The Senate Environment and Public Works Committee is expected to mark up climate change provisions before the August recess. Reid "has indicated he would like other committees of jurisdiction to complete their mark-ups of climate/energy legislation by Sept. 18. In our view, that time line would likely set up a debate in the full Senate around late September or October," Stanco said.
Reaction to the House-passed climate change bill was more favorable on the West Coast. San Francisco-based Pacific Gas and Electric Co., whose CEO has put climate change at the center of the utility's strategic plans, said through a spokesperson that the House action "moves the nation closer to adopting responsible strategies to head off the climate crisis."
California Gov.

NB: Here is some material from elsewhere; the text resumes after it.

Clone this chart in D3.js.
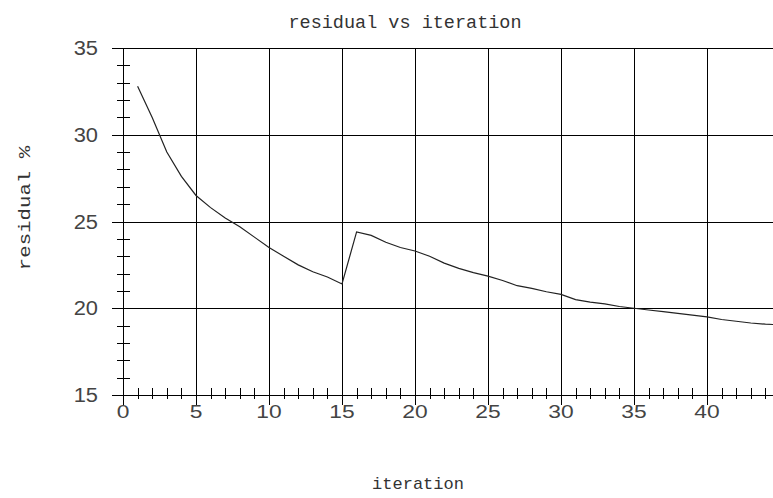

Arnold Schwarzenegger acknowledged that the bill "is not perfect," but called its passage "a significant step" in a national fight against climate change. He said it "puts the United States in a position of leadership in international climate negotiations that must produce a global solution." He pledged to work with Senate and Obama administration officials "to improve and strengthen" the House-passed bill.
Another California energy company with renewable energy development tied to climate change at the center of its corporate strategies, Edison International and its utility, Southern California Edison Co. (SCE), said the House bill took "the right approach" by supporting "emissions allowances instead of an auction" approach.
"It is important for the nation to achieve meaningful reduction of greenhouse gas [GHG] emissions while minimizing disruptions to our economic recovery," said Ted Craver, CEO at Edison and SCE.
Environment California's chief lobbyist Dan Jacobson said the bill was "a historic step toward a new clean energy economy," although he believes the House could have gone further. Jacobson ultimately is looking for what he called "a dramatic shift in energy policy" that meets more completely the "dire scientific predictions regarding global warming demand. "The first step is always the hardest and Congress should be applauded for taking it."
But the American Energy Alliance, a Washington, DC-based nonprofit concerned about regulation of global energy markets, called the House bill a "job-killing" measure that is "bound for defeat in the Senate."
The DC-based National Association of Regulatory Utility Commissioners (NARUC) was critical of what it perceives as "unnecessary restrictions" on state regulators related to the distribution of emission credits. "NARUC also remains opposed to the allocation of any electric-sector allowances to unregulated merchant generators," said NARUC President Federick Butler, a New Jersey state regulator. "There is no way to prevent such entities from reaping windfall profits, which contradicts the legislation's goal of distributing [credits] in a way that benefits consumers."
NARUC liked the hands-off approach to building more explicit federal authority over transmission siting, but a Michigan-based merchant transmission company, ITC Holdings Corp., raised concerns about the House measure's "lack of needed comprehensive electricity transmission policy reforms."
ITC CEO Joseph Welch acknowledged that the House leadership, under pressure to bring the measure to the floor quickly, was unable in the limited time available to craft the needed transmission provisions to be included.